**THE INPUT:**

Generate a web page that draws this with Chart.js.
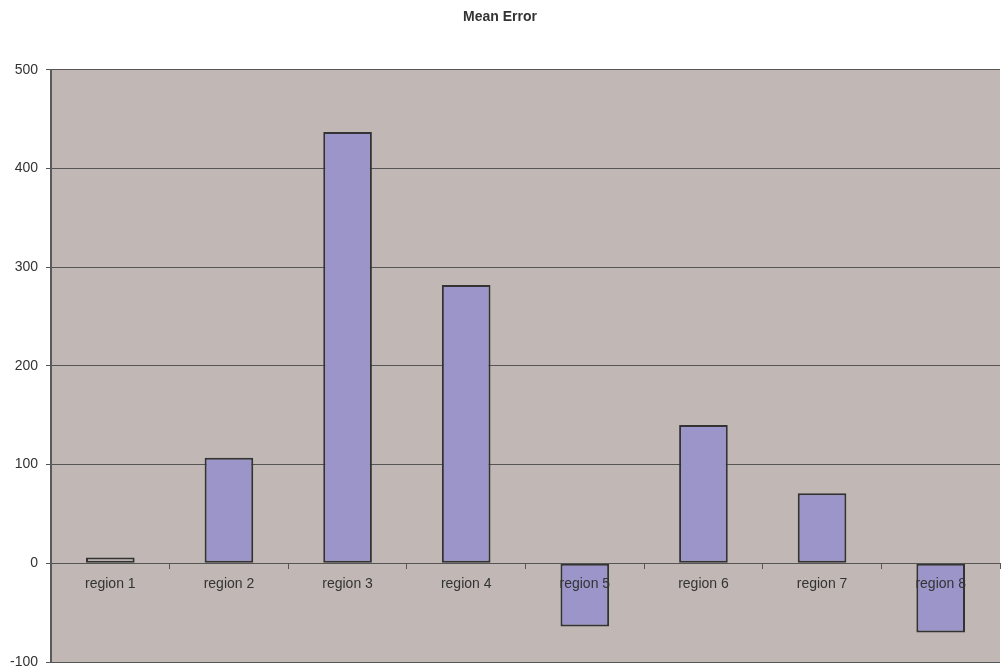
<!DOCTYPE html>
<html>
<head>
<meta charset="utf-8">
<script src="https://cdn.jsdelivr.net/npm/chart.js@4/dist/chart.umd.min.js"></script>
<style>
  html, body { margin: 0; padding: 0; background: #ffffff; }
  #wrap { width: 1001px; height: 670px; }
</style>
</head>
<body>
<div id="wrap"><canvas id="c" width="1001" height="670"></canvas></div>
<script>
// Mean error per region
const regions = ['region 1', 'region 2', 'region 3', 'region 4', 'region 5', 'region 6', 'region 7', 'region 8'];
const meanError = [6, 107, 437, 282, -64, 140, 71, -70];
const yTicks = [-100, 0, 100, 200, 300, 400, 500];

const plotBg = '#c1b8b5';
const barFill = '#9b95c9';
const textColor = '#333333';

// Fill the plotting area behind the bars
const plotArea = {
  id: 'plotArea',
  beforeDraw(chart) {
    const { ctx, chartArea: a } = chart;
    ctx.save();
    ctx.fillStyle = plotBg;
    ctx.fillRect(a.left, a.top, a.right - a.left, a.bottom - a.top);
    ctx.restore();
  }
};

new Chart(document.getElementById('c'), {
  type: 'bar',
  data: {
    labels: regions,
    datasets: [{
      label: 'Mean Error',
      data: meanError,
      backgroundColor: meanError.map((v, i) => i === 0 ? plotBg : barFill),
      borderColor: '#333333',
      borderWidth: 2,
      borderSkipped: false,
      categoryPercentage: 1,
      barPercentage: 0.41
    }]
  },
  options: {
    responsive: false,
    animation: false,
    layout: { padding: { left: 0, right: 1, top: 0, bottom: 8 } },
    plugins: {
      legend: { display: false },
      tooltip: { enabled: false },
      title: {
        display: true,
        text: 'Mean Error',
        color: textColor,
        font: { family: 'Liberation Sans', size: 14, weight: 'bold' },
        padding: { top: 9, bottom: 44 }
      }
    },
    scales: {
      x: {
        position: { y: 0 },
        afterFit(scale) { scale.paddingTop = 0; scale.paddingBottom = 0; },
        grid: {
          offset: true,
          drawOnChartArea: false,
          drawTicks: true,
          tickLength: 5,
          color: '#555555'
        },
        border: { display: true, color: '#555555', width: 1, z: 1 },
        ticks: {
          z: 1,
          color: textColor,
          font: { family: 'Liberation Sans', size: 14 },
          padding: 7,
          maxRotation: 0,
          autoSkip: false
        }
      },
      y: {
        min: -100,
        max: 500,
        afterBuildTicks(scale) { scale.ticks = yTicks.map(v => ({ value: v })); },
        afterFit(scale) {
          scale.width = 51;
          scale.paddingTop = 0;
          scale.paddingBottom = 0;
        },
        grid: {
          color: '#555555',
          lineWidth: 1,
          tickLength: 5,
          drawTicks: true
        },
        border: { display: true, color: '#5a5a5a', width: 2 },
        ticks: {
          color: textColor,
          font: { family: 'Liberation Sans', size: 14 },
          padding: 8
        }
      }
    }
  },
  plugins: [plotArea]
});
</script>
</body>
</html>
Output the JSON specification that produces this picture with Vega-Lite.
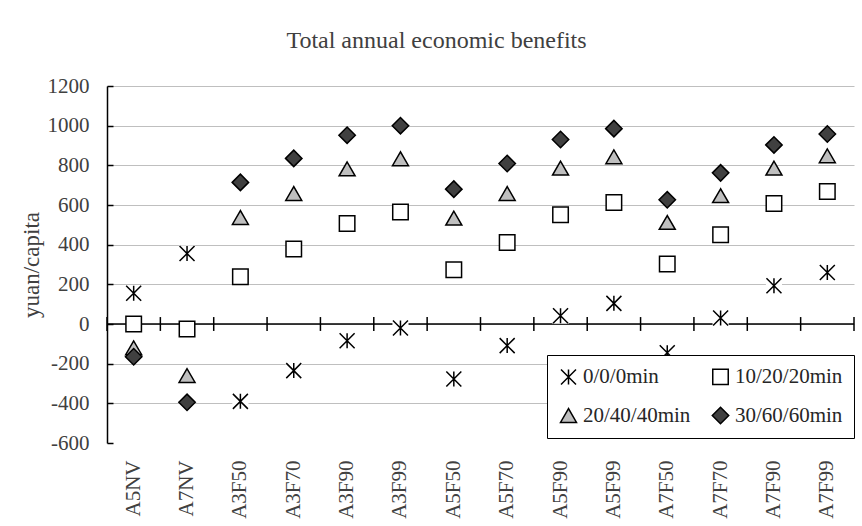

**DIRECTIVE:**
Gather all lines where the word "that" appears.

**SOLVED PROBLEM:**
Generate a web page that draws this with Chart.js.
Output the JSON specification that produces this picture with Vega-Lite.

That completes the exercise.